Speaking at the opening of Glasgow Caledonian University's New York Campus, the First Minister said great nations did not need to be great powers.
Mr Salmond is visiting the US for Scotland Week, promoting trade and cultural links between the two countries, and is making speeches on the benefits of independence. Mr Salmond said: "I want to look at the contribution an independent Scotland will make to the world.
"You can aspire to be a great nation without desiring to be a great power. The USA is both. But most nations can't be. And they reduce their chance to be a great nation if they pretend to be a great power."
He pointed to United Nations studies on quality of life to show that nations did not need to be large to provide benefits for their population.
He said the UN Human Development Index, which measures a range of factors including life expectancy, education and economic output, put Norway at number one and the US at number three.

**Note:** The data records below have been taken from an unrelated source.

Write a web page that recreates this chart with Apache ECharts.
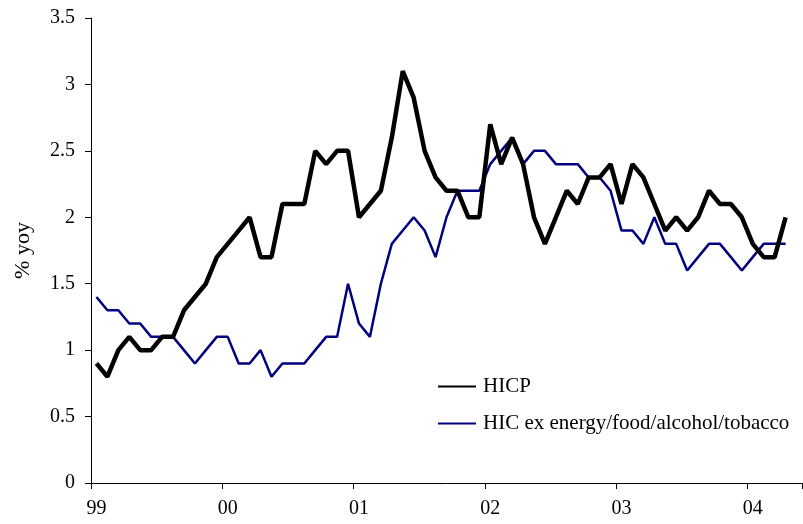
<!DOCTYPE html>
<html>
<head>
<meta charset="utf-8">
<script src="https://cdn.jsdelivr.net/npm/echarts@6/dist/echarts.min.js"></script>
<style>
  html, body { margin: 0; padding: 0; background: #fff; }
  #chart { width: 803px; height: 524px; }
</style>
</head>
<body>
<div id="chart"></div>
<script>
const years = ['99', '00', '01', '02', '03', '04']

// one category per month from Jan 1999; the axis runs a month past the data
const categories = []
years.forEach((y) => {
  for (let m = 1; m <= 12; m++) categories.push(y + '-' + m)
})
categories.length = 65

const hicp = [
  0.9, 0.8, 1.0, 1.1, 1.0, 1.0, 1.1, 1.1, 1.3, 1.4, 1.5, 1.7,
  1.8, 1.9, 2.0, 1.7, 1.7, 2.1, 2.1, 2.1, 2.5, 2.4, 2.5, 2.5,
  2.0, 2.1, 2.2, 2.6, 3.1, 2.9, 2.5, 2.3, 2.2, 2.2, 2.0, 2.0,
  2.7, 2.4, 2.6, 2.4, 2.0, 1.8, 2.0, 2.2, 2.1, 2.3, 2.3, 2.4,
  2.1, 2.4, 2.3, 2.1, 1.9, 2.0, 1.9, 2.0, 2.2, 2.1, 2.1, 2.0,
  1.8, 1.7, 1.7, 2.0,
]

const hicCore = [
  1.4, 1.3, 1.3, 1.2, 1.2, 1.1, 1.1, 1.1, 1.0, 0.9, 1.0, 1.1,
  1.1, 0.9, 0.9, 1.0, 0.8, 0.9, 0.9, 0.9, 1.0, 1.1, 1.1, 1.5,
  1.2, 1.1, 1.5, 1.8, 1.9, 2.0, 1.9, 1.7, 2.0, 2.2, 2.2, 2.2,
  2.4, 2.5, 2.6, 2.4, 2.5, 2.5, 2.4, 2.4, 2.4, 2.3, 2.3, 2.2,
  1.9, 1.9, 1.8, 2.0, 1.8, 1.8, 1.6, 1.7, 1.8, 1.8, 1.7, 1.6,
  1.7, 1.8, 1.8, 1.8,
]

const font = 'Liberation Serif'

const chart = echarts.init(document.getElementById('chart'))

chart.setOption({
  animation: false,
  grid: { left: 91, right: 1, top: 18, bottom: 41, containLabel: false },
  legend: {
    orient: 'vertical',
    left: 432,
    top: 371,
    itemWidth: 38,
    itemHeight: 14,
    itemGap: 16,
    itemStyle: { opacity: 0 },
    textStyle: { fontFamily: font, fontSize: 21, color: '#000', padding: [0, 0, 0, 2] },
    data: ['HICP', 'HIC ex energy/food/alcohol/tobacco'],
  },
  xAxis: {
    type: 'category',
    data: categories,
    boundaryGap: true,
    axisLine: { lineStyle: { color: '#000', width: 1 } },
    axisTick: { show: true, interval: 11, length: 6, lineStyle: { color: '#000' } },
    axisLabel: {
      interval: 11,
      margin: 16,
      fontFamily: font,
      fontSize: 20,
      color: '#000',
      formatter: (v) => v.split('-')[0],
    },
    splitLine: { show: false },
  },
  yAxis: {
    type: 'value',
    min: 0,
    max: 3.5,
    interval: 0.5,
    name: '% yoy',
    nameLocation: 'middle',
    nameGap: 57,
    nameTextStyle: { fontFamily: font, fontSize: 22, color: '#000' },
    axisLine: { show: true, lineStyle: { color: '#000', width: 1 } },
    axisTick: { show: true, length: 6, lineStyle: { color: '#000' } },
    axisLabel: { margin: 16, fontFamily: font, fontSize: 20, color: '#000' },
    splitLine: { show: false },
  },
  series: [
    {
      name: 'HICP',
      type: 'line',
      data: hicp,
      symbol: 'none',
      lineStyle: { color: '#000', width: 4.5 },
      itemStyle: { color: '#000' },
      z: 3,
    },
    {
      name: 'HIC ex energy/food/alcohol/tobacco',
      type: 'line',
      data: hicCore,
      symbol: 'none',
      lineStyle: { color: '#000080', width: 2.5 },
      itemStyle: { color: '#000080' },
      z: 2,
    },
  ],
})
</script>
</body>
</html>
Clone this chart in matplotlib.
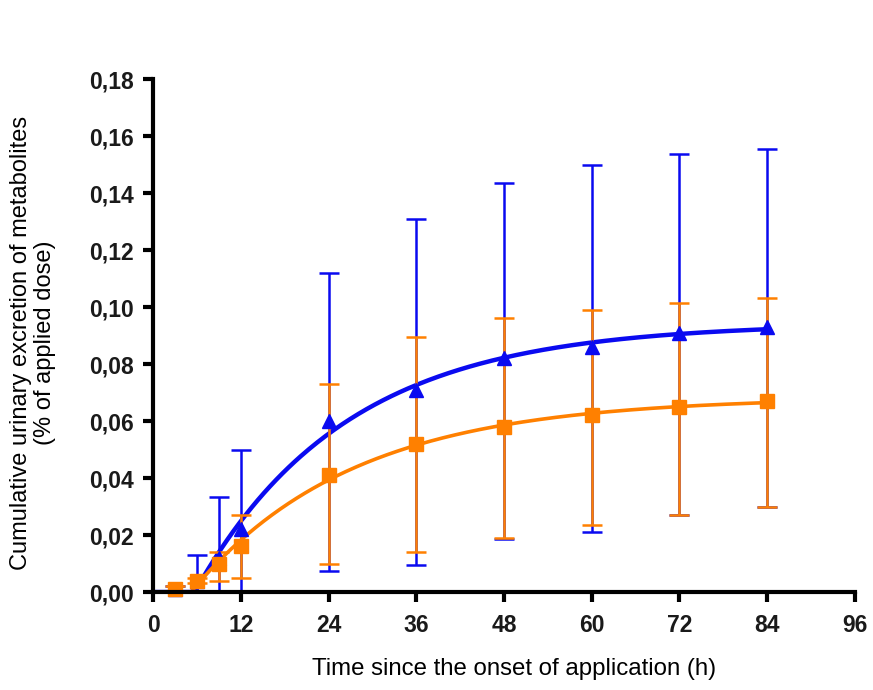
import numpy as np
import matplotlib.pyplot as plt
from matplotlib.ticker import FuncFormatter

plt.rcParams['font.family'] = ['Liberation Sans', 'DejaVu Sans']

# time points (h)
hours = [3, 6, 9, 12, 24, 36, 48, 60, 72, 84]

# blue series (triangles)
blue_mean = [0.001, 0.004, 0.012, 0.022, 0.060, 0.071, 0.082, 0.086, 0.091, 0.093]
blue_upper = [0.002, 0.013, 0.0335, 0.050, 0.112, 0.131, 0.1435, 0.150, 0.1537, 0.1554]
blue_lower = [0.000, 0.000, 0.000, 0.000, 0.0075, 0.0095, 0.0185, 0.021, 0.027, 0.030]

# orange series (squares)
orange_mean = [0.001, 0.004, 0.010, 0.016, 0.041, 0.052, 0.058, 0.062, 0.065, 0.067]
orange_upper = [0.002, 0.005, 0.014, 0.027, 0.073, 0.0895, 0.096, 0.099, 0.1014, 0.103]
orange_lower = [0.000, 0.003, 0.004, 0.005, 0.010, 0.014, 0.0188, 0.0235, 0.027, 0.030]

BLUE = '#0a0af0'
ORANGE = '#ff8000'


def lag_exp_fit(t, y):
    # grid search for y = A * (1 - exp(-k (t - t0))), A by least squares
    t = np.asarray(t, float)
    y = np.asarray(y, float)
    best = None
    for k in np.linspace(0.01, 0.12, 221):
        for t0 in np.linspace(0, 8, 81):
            g = np.clip(1 - np.exp(-k * (t - t0)), 0, None)
            a = (g @ y) / (g @ g)
            err = np.sum((a * g - y) ** 2)
            if best is None or err < best[0]:
                best = (err, a, k, t0)
    _, a, k, t0 = best
    return lambda x: a * np.clip(1 - np.exp(-k * (x - t0)), 0, None)


fig = plt.figure(figsize=(8.73, 6.9), dpi=100)
ax = fig.add_axes([0.1753, 0.142, 0.804, 0.7435])

tt = np.linspace(0, 84, 300)
series = [
    (blue_mean, blue_upper, blue_lower, BLUE, '^', 3.2),
    (orange_mean, orange_upper, orange_lower, ORANGE, 's', 2.6),
]
for mean, up, lo, col, mk, lw in series:
    mean = np.array(mean)
    yerr = [mean - np.array(lo), np.array(up) - mean]
    ax.errorbar(hours, mean, yerr=yerr, fmt=mk, color=col, ms=10,
                elinewidth=1.8, capsize=7, capthick=1.8, clip_on=False)
    f = lag_exp_fit(hours, mean)
    ax.plot(tt, f(tt), color=col, lw=lw, solid_capstyle='butt')

ax.set_xlim(0, 96)
ax.set_ylim(0, 0.18)
ax.set_xticks(np.arange(0, 97, 12))
ax.set_yticks(np.arange(0, 0.181, 0.02))
ax.yaxis.set_major_formatter(FuncFormatter(lambda v, p: f'{v:.2f}'.replace('.', ',')))

for s in ['top', 'right']:
    ax.spines[s].set_visible(False)
for s in ['left', 'bottom']:
    ax.spines[s].set_linewidth(3)
ax.tick_params(direction='out', length=7, width=3, labelsize=16.5,
               colors='black', labelcolor='#1a1a1a')
ax.tick_params(axis='y', pad=7)
ax.tick_params(axis='x', pad=9)
for lab in ax.get_xticklabels() + ax.get_yticklabels():
    lab.set_fontweight('bold')

ax.set_xlabel('Time since the onset of application (h)', fontsize=17.3,
              labelpad=15, x=0.515)
ax.set_ylabel('Cumulative urinary excretion of metabolites\n(% of applied dose)',
              fontsize=17, labelpad=24, linespacing=1.1, y=0.485)

fig.savefig('out.png', dpi=100)
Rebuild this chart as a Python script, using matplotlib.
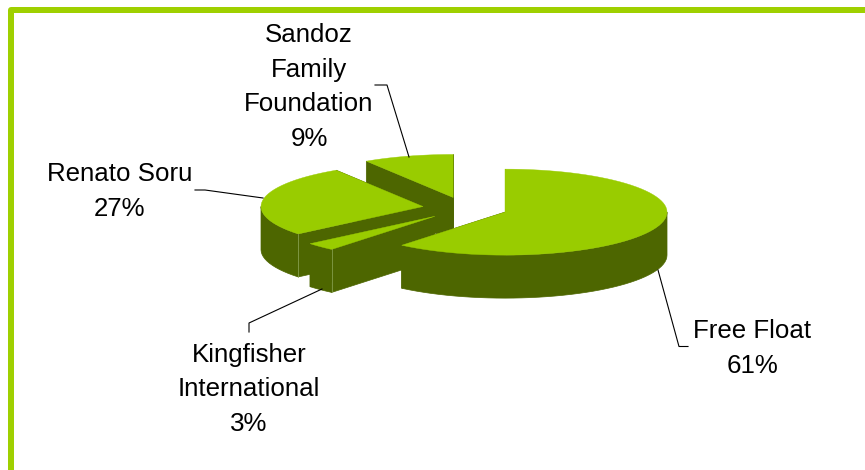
import matplotlib
matplotlib.use("Agg")
import matplotlib.pyplot as plt
import numpy as np

#Data
labels = ["Free Float", "Kingfisher\nInternational", "Renato Soru", "Sandoz\nFamily\nFoundation"]
values = [61, 3, 27, 9]

#Layout, all in pixels of the picture
center_x, center_y = 465, 208.3
radius_x, radius_y = 162, 43
depth = 43
explode = 0.2625
top_color = "#99CC00"
side_color = "#4D6600"
seam_color = "#8FA85A"
border_color = "#9FD000"
#text_y is the baseline of the last line of each label
text_x = [752, 249, 119.5, 309]
text_y = [373, 431, 216, 146]
leaders = [
    ([658, 679, 688], [270, 346.5, 346.5]),
    ([322, 249, 249], [289, 323, 332]),
    ([263, 205, 195], [198, 190, 190]),
    ([409, 387, 375], [157, 85, 85]),
]

plt.rcParams["font.family"] = ["Liberation Sans", "DejaVu Sans"]
fig = plt.figure(figsize=(8.65, 4.70), dpi=100)
ax = fig.add_axes([0, 0, 1, 1])
ax.set_xlim(0, 865)
ax.set_ylim(470, 0)
ax.axis("off")

#Border is open on the right and at the bottom
ax.plot([11, 11, 865], [470, 10, 10], color=border_color, lw=4.32,
        solid_joinstyle="round", solid_capstyle="butt")

#Angles run clockwise from twelve o'clock
edges = np.cumsum([0] + values) / sum(values) * 360

#Back slices first, the big one sits in front
for i in [3, 2, 1, 0]:
    start, end = edges[i], edges[i + 1]
    mid = np.radians((start + end) / 2)
    apex_x = center_x + explode * radius_x * np.sin(mid)
    apex_y = center_y - explode * radius_y * np.cos(mid)
    degrees = np.array(np.arange(start, end, 3.0).tolist() + [end])
    theta = np.radians(degrees)
    rim_x = apex_x + radius_x * np.sin(theta)
    rim_y = apex_y - radius_y * np.cos(theta)

    #Only the front half of the rim shows, and a band over it stays a simple shape
    front = np.radians(np.clip(degrees, 90, 270))
    front_x = apex_x + radius_x * np.sin(front)
    front_y = apex_y - radius_y * np.cos(front)
    ax.fill(np.r_[front_x, front_x[::-1]], np.r_[front_y, front_y[::-1] + depth],
            color=side_color, lw=0.5)

    for k in [-1, 0]:
        ax.fill([apex_x, rim_x[k], rim_x[k], apex_x],
                [apex_y, rim_y[k], rim_y[k] + depth, apex_y + depth],
                color=side_color, lw=0.5)
    if i in [1, 2]:
        ax.plot([rim_x[0], rim_x[0]], [rim_y[0], rim_y[0] + depth], color=seam_color, lw=0.5)
    ax.fill(np.r_[apex_x, rim_x], np.r_[apex_y, rim_y], color=top_color, lw=0.3)

for (xs, ys), label, value, tx, ty in zip(leaders, labels, values, text_x, text_y):
    ax.plot(xs, ys, color="black", lw=0.8)
    ax.text(tx, ty, f"{label}\n{value}%", ha="center", va="baseline",
            multialignment="center", fontsize=18.6, color="black", linespacing=1.555)

fig.savefig("out.png", dpi=100, facecolor="white")
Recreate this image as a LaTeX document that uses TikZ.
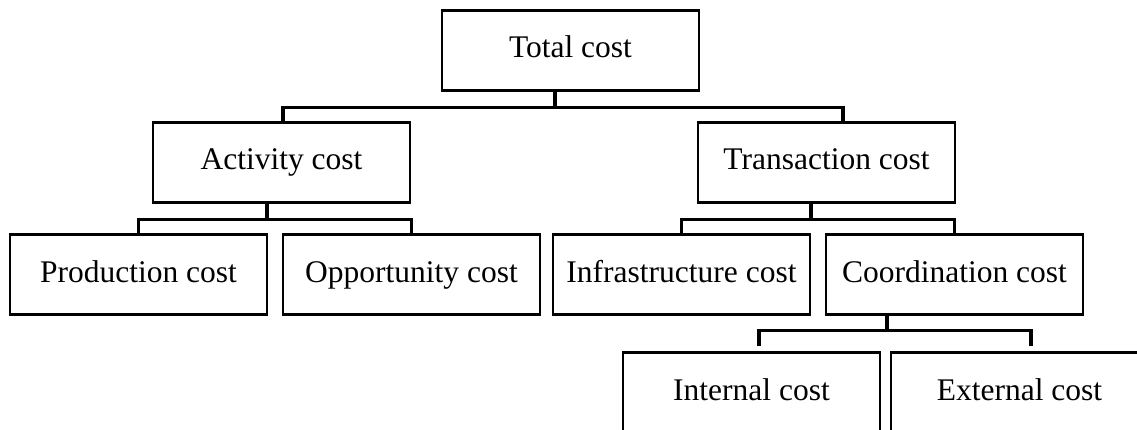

He said that, while large nations could prosper, smaller nations succeeded due to advantages such as "flexiblity and speed of decision making".
Mr Salmond also spoke at a meeting on energy in the city, where he said Glasgow was the pre-eminent research centre for offshore wind technology.
He said: "That research base is strengthened by the quality of our higher education. In global terms, Scotland has more universities in the world's top 200, per head of population, than any other country. We've also got a long history of excellence in engineering.
"A century ago, Scotland built almost a quarter of the world's shipping tonnage. Now, our oil and gas supply chain is a global leader."